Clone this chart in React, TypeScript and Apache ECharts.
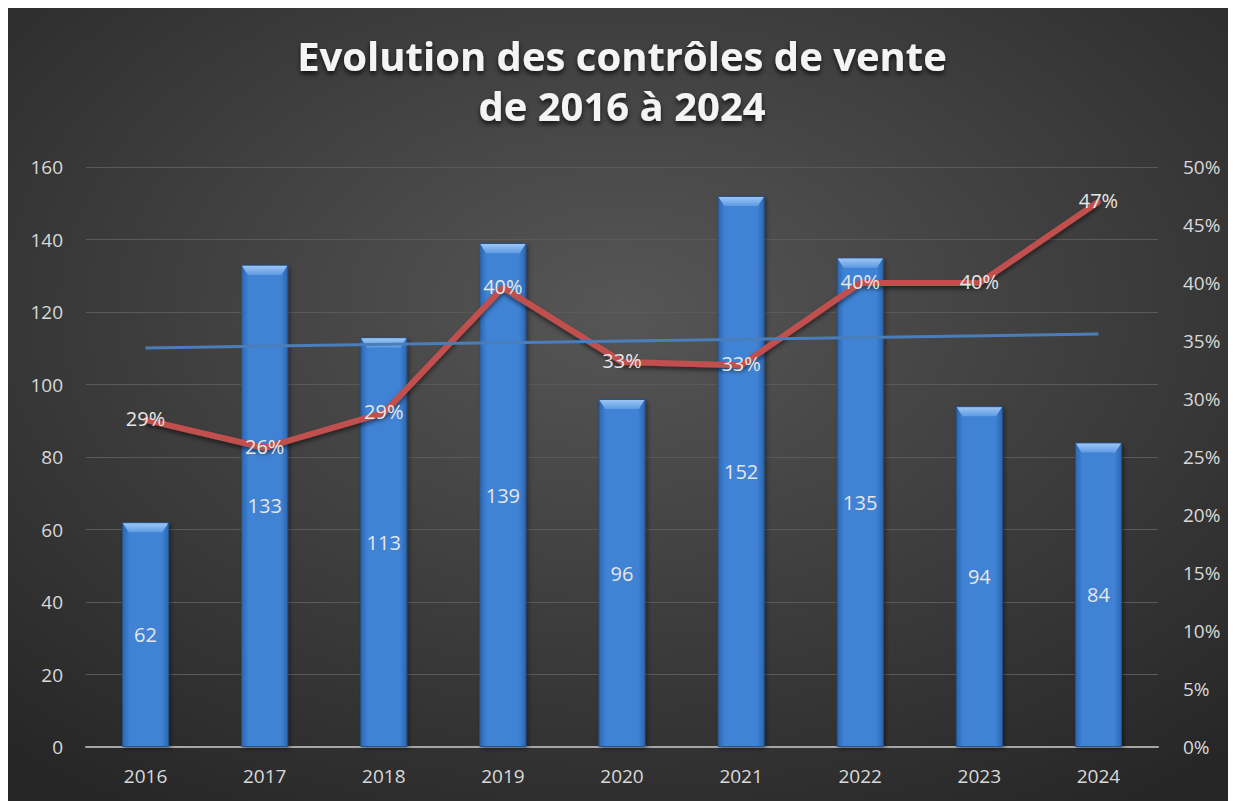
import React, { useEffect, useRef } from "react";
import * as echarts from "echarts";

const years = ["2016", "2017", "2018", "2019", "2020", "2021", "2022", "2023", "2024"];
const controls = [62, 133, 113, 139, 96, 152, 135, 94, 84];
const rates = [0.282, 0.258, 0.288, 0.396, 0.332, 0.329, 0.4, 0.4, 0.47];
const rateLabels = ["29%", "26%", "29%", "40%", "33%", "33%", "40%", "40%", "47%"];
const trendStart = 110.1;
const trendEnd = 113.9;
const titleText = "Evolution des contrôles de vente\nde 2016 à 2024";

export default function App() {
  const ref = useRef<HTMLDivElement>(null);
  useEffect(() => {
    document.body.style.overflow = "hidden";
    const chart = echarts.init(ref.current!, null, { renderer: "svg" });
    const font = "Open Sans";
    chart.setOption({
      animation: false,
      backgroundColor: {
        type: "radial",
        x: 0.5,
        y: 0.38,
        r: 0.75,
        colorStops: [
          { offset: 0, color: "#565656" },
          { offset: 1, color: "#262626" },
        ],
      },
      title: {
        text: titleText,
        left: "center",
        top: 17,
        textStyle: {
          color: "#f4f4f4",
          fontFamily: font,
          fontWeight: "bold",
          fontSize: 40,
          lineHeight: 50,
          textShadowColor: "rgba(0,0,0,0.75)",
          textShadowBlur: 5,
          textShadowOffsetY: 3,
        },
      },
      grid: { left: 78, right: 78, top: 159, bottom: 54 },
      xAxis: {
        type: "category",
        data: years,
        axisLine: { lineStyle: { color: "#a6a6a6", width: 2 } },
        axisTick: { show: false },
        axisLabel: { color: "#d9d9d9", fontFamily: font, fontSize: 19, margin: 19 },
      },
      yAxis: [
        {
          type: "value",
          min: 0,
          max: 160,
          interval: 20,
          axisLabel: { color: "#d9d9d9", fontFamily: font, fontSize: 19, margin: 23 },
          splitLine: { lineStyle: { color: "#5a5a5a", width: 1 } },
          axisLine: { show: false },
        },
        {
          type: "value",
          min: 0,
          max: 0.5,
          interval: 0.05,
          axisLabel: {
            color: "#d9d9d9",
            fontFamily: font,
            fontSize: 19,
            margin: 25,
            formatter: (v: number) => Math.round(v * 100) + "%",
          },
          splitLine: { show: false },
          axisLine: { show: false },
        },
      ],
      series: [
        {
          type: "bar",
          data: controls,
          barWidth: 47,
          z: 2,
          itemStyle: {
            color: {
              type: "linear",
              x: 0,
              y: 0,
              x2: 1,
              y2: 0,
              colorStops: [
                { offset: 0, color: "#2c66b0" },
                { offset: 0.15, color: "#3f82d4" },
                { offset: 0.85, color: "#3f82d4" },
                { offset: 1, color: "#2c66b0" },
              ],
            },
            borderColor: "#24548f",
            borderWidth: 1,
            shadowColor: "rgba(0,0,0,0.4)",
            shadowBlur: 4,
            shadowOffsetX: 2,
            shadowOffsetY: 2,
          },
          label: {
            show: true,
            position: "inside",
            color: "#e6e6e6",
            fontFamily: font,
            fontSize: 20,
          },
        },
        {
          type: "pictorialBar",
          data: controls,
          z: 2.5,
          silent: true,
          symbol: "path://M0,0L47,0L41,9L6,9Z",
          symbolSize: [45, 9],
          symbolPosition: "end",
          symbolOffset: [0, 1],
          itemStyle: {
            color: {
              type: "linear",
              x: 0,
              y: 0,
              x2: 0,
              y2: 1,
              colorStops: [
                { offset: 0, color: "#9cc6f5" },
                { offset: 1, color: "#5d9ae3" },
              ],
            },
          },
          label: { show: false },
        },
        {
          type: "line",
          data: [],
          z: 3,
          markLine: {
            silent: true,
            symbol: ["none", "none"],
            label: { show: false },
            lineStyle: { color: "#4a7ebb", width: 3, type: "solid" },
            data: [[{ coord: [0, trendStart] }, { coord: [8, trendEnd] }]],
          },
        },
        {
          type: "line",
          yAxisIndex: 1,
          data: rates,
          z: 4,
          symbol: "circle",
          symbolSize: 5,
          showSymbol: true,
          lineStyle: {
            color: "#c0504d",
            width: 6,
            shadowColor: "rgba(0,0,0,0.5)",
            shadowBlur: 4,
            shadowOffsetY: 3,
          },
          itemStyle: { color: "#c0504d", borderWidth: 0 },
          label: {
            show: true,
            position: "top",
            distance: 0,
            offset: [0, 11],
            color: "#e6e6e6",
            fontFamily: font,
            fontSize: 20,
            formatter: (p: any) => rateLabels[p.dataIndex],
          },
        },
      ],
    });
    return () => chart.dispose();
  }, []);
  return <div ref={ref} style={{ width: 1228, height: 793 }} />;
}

• • • • • • •

> _The request_: Copy the material exactly. Do not include the pictures.

> _Complete answer_:
Clone this chart in React, TypeScript and Apache ECharts.
import React, { useEffect, useRef } from "react";
import * as echarts from "echarts";

const years = ["2016", "2017", "2018", "2019", "2020", "2021", "2022", "2023", "2024"];
const controls = [62, 133, 113, 139, 96, 152, 135, 94, 84];
const rates = [0.282, 0.258, 0.288, 0.396, 0.332, 0.329, 0.4, 0.4, 0.47];
const rateLabels = ["29%", "26%", "29%", "40%", "33%", "33%", "40%", "40%", "47%"];
const trendStart = 110.1;
const trendEnd = 113.9;
const titleText = "Evolution des contrôles de vente\nde 2016 à 2024";

export default function App() {
  const ref = useRef<HTMLDivElement>(null);
  useEffect(() => {
    document.body.style.overflow = "hidden";
    const chart = echarts.init(ref.current!, null, { renderer: "svg" });
    const font = "Open Sans";
    chart.setOption({
      animation: false,
      backgroundColor: {
        type: "radial",
        x: 0.5,
        y: 0.38,
        r: 0.75,
        colorStops: [
          { offset: 0, color: "#565656" },
          { offset: 1, color: "#262626" },
        ],
      },
      title: {
        text: titleText,
        left: "center",
        top: 17,
        textStyle: {
          color: "#f4f4f4",
          fontFamily: font,
          fontWeight: "bold",
          fontSize: 40,
          lineHeight: 50,
          textShadowColor: "rgba(0,0,0,0.75)",
          textShadowBlur: 5,
          textShadowOffsetY: 3,
        },
      },
      grid: { left: 78, right: 78, top: 159, bottom: 54 },
      xAxis: {
        type: "category",
        data: years,
        axisLine: { lineStyle: { color: "#a6a6a6", width: 2 } },
        axisTick: { show: false },
        axisLabel: { color: "#d9d9d9", fontFamily: font, fontSize: 19, margin: 19 },
      },
      yAxis: [
        {
          type: "value",
          min: 0,
          max: 160,
          interval: 20,
          axisLabel: { color: "#d9d9d9", fontFamily: font, fontSize: 19, margin: 23 },
          splitLine: { lineStyle: { color: "#5a5a5a", width: 1 } },
          axisLine: { show: false },
        },
        {
          type: "value",
          min: 0,
          max: 0.5,
          interval: 0.05,
          axisLabel: {
            color: "#d9d9d9",
            fontFamily: font,
            fontSize: 19,
            margin: 25,
            formatter: (v: number) => Math.round(v * 100) + "%",
          },
          splitLine: { show: false },
          axisLine: { show: false },
        },
      ],
      series: [
        {
          type: "bar",
          data: controls,
          barWidth: 47,
          z: 2,
          itemStyle: {
            color: {
              type: "linear",
              x: 0,
              y: 0,
              x2: 1,
              y2: 0,
              colorStops: [
                { offset: 0, color: "#2c66b0" },
                { offset: 0.15, color: "#3f82d4" },
                { offset: 0.85, color: "#3f82d4" },
                { offset: 1, color: "#2c66b0" },
              ],
            },
            borderColor: "#24548f",
            borderWidth: 1,
            shadowColor: "rgba(0,0,0,0.4)",
            shadowBlur: 4,
            shadowOffsetX: 2,
            shadowOffsetY: 2,
          },
          label: {
            show: true,
            position: "inside",
            color: "#e6e6e6",
            fontFamily: font,
            fontSize: 20,
          },
        },
        {
          type: "pictorialBar",
          data: controls,
          z: 2.5,
          silent: true,
          symbol: "path://M0,0L47,0L41,9L6,9Z",
          symbolSize: [45, 9],
          symbolPosition: "end",
          symbolOffset: [0, 1],
          itemStyle: {
            color: {
              type: "linear",
              x: 0,
              y: 0,
              x2: 0,
              y2: 1,
              colorStops: [
                { offset: 0, color: "#9cc6f5" },
                { offset: 1, color: "#5d9ae3" },
              ],
            },
          },
          label: { show: false },
        },
        {
          type: "line",
          data: [],
          z: 3,
          markLine: {
            silent: true,
            symbol: ["none", "none"],
            label: { show: false },
            lineStyle: { color: "#4a7ebb", width: 3, type: "solid" },
            data: [[{ coord: [0, trendStart] }, { coord: [8, trendEnd] }]],
          },
        },
        {
          type: "line",
          yAxisIndex: 1,
          data: rates,
          z: 4,
          symbol: "circle",
          symbolSize: 5,
          showSymbol: true,
          lineStyle: {
            color: "#c0504d",
            width: 6,
            shadowColor: "rgba(0,0,0,0.5)",
            shadowBlur: 4,
            shadowOffsetY: 3,
          },
          itemStyle: { color: "#c0504d", borderWidth: 0 },
          label: {
            show: true,
            position: "top",
            distance: 0,
            offset: [0, 11],
            color: "#e6e6e6",
            fontFamily: font,
            fontSize: 20,
            formatter: (p: any) => rateLabels[p.dataIndex],
          },
        },
      ],
    });
    return () => chart.dispose();
  }, []);
  return <div ref={ref} style={{ width: 1228, height: 793 }} />;
}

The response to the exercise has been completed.